Wednesday, February 27, 2008

The Language of Love, with Gravy


Food is love
Food is fuel
Food is politics
Food is power
Food is culture
Food for thought








Feeding the Baby, Rudolf Epp, 1834

A New York Times feature on the intersection of food and romance has been circulating among my book club friends --http://www.nytimes.com/2008/02/13/dining/13incompatible.html?_r=1&oref=slogin

This is not about hot-date dinner dilemmas--oysters? chocolate? chocolate-covered oysters?--but about when, increasingly, dietary choices and their political or ethical underpinnings are deal-breakers in relationships. Can a vegan give his whole heart to someone who adores both him and Memphis BBQs pulled-pork sandwiches?

From there we’ve gone to thinking about food in our own families.

Here’s Deb Anderson-Frey’s response:


This line resonated:

“Food has a strong subconscious link to love, said Kathryn Zerbe, a psychiatrist who specializes in eating disorders at Oregon Health and Science University in Portland. That is why refusing a partner's food 'can feel like rejection,' she said.”

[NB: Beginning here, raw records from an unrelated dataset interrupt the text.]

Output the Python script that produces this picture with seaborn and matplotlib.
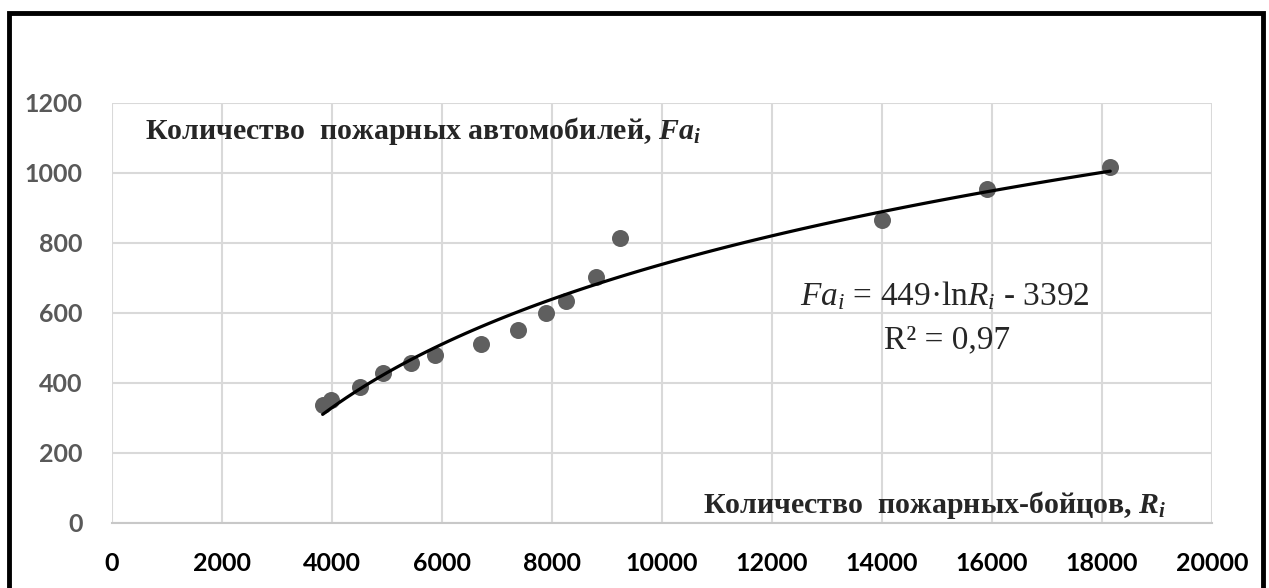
import numpy as np
import pandas as pd
import matplotlib
matplotlib.use("Agg")
import matplotlib.pyplot as plt
from matplotlib.patches import Rectangle
import seaborn as sns

# data
firefighters = [3830, 3990, 4500, 4920, 5440, 5880, 6700, 7380, 7890, 8255, 8800, 9240, 14000, 15900, 18150]
fire_trucks = [337, 352, 388, 428, 456, 480, 511, 551, 599, 635, 702, 815, 866, 953, 1016]
x_ticks = list(range(0, 20001, 2000))
y_ticks = list(range(0, 1201, 200))

title_y = r"Количество  пожарных автомобилей, $\mathbfit{Fa}_{\mathbfit{i}}$"
title_x = r"Количество  пожарных-бойцов, $\mathbfit{R}_{\mathbfit{i}}$"
eq_line1 = r"$\mathit{Fa}_{\mathit{i}}$ = 449·ln$\mathit{R}_{\mathit{i}}$ - 3392"
eq_line2 = "R² = 0,97"

df = pd.DataFrame({"R": firefighters, "Fa": fire_trucks})

sns.set_style("white")
plt.rcParams["font.family"] = ["Lato", "DejaVu Sans"]
plt.rcParams["mathtext.fontset"] = "custom"
plt.rcParams["mathtext.rm"] = "Liberation Serif"
plt.rcParams["mathtext.it"] = "Liberation Serif:italic"
plt.rcParams["mathtext.bf"] = "Liberation Serif:bold"
plt.rcParams["mathtext.bfit"] = "Liberation Serif:bold:italic"

W, H = 1269, 588
fig = plt.figure(figsize=(W / 100, H / 100), dpi=100)
ax = fig.add_axes([112 / W, 1 - 523 / H, 1100 / W, 420 / H])

sns.regplot(data=df, x="R", y="Fa", logx=True, ci=None, ax=ax,
            scatter_kws={"s": 150, "color": "#5f5f5f", "alpha": 1, "linewidths": 0, "zorder": 3},
            line_kws={"color": "black", "lw": 2.3, "zorder": 4})

ax.set_xlim(0, 20000)
ax.set_ylim(0, 1200)
ax.set_xticks(x_ticks)
ax.set_yticks(y_ticks)
ax.set_xlabel("")
ax.set_ylabel("")
ax.grid(True, color="#d9d9d9", lw=1.5, zorder=0)
ax.set_axisbelow(True)
for s in ["top", "right", "left"]:
    ax.spines[s].set_visible(False)
ax.spines["bottom"].set_color("#c8c8c8")
ax.spines["bottom"].set_linewidth(1.5)
ax.tick_params(axis="x", length=0, pad=21, labelsize=18, labelcolor="black")
ax.tick_params(axis="y", length=0, pad=21, labelsize=18, labelcolor="#595959")
for lab in ax.get_xticklabels() + ax.get_yticklabels():
    lab.set_fontweight("bold")

serif = ["Liberation Serif", "DejaVu Serif"]
fig.text(145 / W, 1 - 139 / H, title_y, family=serif, weight="bold", fontsize=21.5, va="baseline")
fig.text(703 / W, 1 - 513 / H, title_x, family=serif, weight="bold", fontsize=21.5, va="baseline")
fig.text(945 / W, 1 - 305 / H, eq_line1, family=serif, fontsize=24, ha="center", va="baseline")
fig.text(947 / W, 1 - 348 / H, eq_line2, family=serif, fontsize=24, ha="center", va="baseline")

# outer frame
fig.patches.append(Rectangle((9 / W, -0.05), 1254 / W, 1.05 - 13 / H, transform=fig.transFigure,
                             fill=False, edgecolor="black", lw=3.5))

fig.savefig("out.png", dpi=100)
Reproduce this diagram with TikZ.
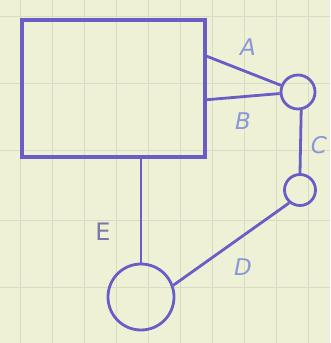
\documentclass[tikz,border=0pt]{standalone}
\usepackage{fontspec}
\setsansfont{DejaVu Sans}
\usetikzlibrary{calc}
\begin{document}
\begin{tikzpicture}[x=1pt,y=-1pt,
  ink/.style={draw=inkc, line width=2.8pt},
  lbl/.style={text=lblc, font=\fontsize{23}{23}\sffamily\itshape, inner sep=0pt},
  ring/.style={ink, circle, inner sep=0pt, minimum size=#1}]
\definecolor{paper}{HTML}{EEF1D6}
\definecolor{gridc}{HTML}{D9DCC2}
\definecolor{inkc}{HTML}{6A5DC6}
\definecolor{lblc}{HTML}{8A97D8}
\definecolor{lble}{HTML}{7A76A8}
\fill[paper] (0,0) rectangle (330,343);
\useasboundingbox (0,0) rectangle (330,343);
\foreach \x in {20,52,84,116,148,180,212,244,276,308}
  \draw[gridc, line width=0.8pt] (\x,0) -- (\x,343);
\foreach \y in {16,83,150,220,287}
  \draw[gridc, line width=0.8pt] (0,\y) -- (330,\y);
\node[ink, line width=3.4pt, minimum width=183pt, minimum height=137pt, inner sep=0pt] (rect) at (113.5,88.5) {};
\node[ring=34pt] (c1) at (298,92) {};
\node[ring=31pt] (c2) at (300,190) {};
\node[ring=66pt] (big) at (141,297) {};
\coordinate (pa) at ($(rect.north east)!0.27!(rect.south east)$);
\coordinate (pb) at ($(rect.north east)!0.58!(rect.south east)$);
\draw[ink] (pa) -- (c1);
\draw[ink] (pb) -- (c1);
\draw[ink] (c1.-80) -- (c2.north);
\draw[ink] (big.20) -- (c2.230);
\draw[ink] (big.north |- rect.south) -- (big.north);
\node[lbl] (la) at (248,47) {A};
\node[lbl] (lb) at (243,121) {B};
\node[lbl] (lc) at (319,145) {C};
\node[lbl] (ld) at (243,267) {D};
\node[lbl, text=lble, font=\fontsize{24}{24}\sffamily] (le) at (103,232) {E};
\end{tikzpicture}
\end{document}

My sibs and I inherited food as a love language from our mother. (And except for my brother, we're all just a little bit fluffy -- must be a sign that we got a lotta love.) In our household, as in what I suspect might be the case for most people from my generation, mothers carry and pass along the food gene. I'll go further to say that I believe mothers carry the culture gene, and even further, I’ll assert: "mother = culture." This is part of the reason why I am worried about the fact that my only offspring are sons! But I digress...

Growing up in our house there were often jars of kim chee, takuwan, and various other kinds of Japanese pickles and condiments that might be put out on the table to complement the beef stew. My dad (originally from Lacomb, Alberta) would say, "Put the lid on that stinky stuff and put it on the other end of the table." Mom's mealtime concession to him was that she always made gravy so he wouldn't have to eat his sticky rice bare, like we kids did. Mom cooked rice nightly, even to accompany dishes that already contained potatoes, or even spaghetti! (We didn't call it "pasta" in those days.) Mostly dinner was a color wheel - a slab of brown, something green, and white rice.

One of my sisters ended up partnering with a vegetarian, and raised kids as vegetarians. When the kids became half grown, she went back to eating meat. I knew that she became a vegetarian because she loved her partner, but I was never sure if she returned to living as an omnivore out of rebellion towards her domestic arrangement, or just because she missed the taste of meat. Food is her love language, too, and her dietary versatility is probably why she is the best cook among us.

My other sister married a man who became quite suspect (by the female members of the family, anyway,) after his first extended visit with us It wasn't only because he refused to eat the borsch which was the main dish at the Chrismas Eve dinner in the vegetarian household. All together we have found that he is just not that into food. Despite this, the marriage survives, and this husband is probably the most physically fit among us. This sister admits that she is not a very good cook, and that her kids belong to the fast food nation.

I married an omnivore whose mother said that as a baby he used to "cry between bites." He relishes everything I cook. I think he loves me.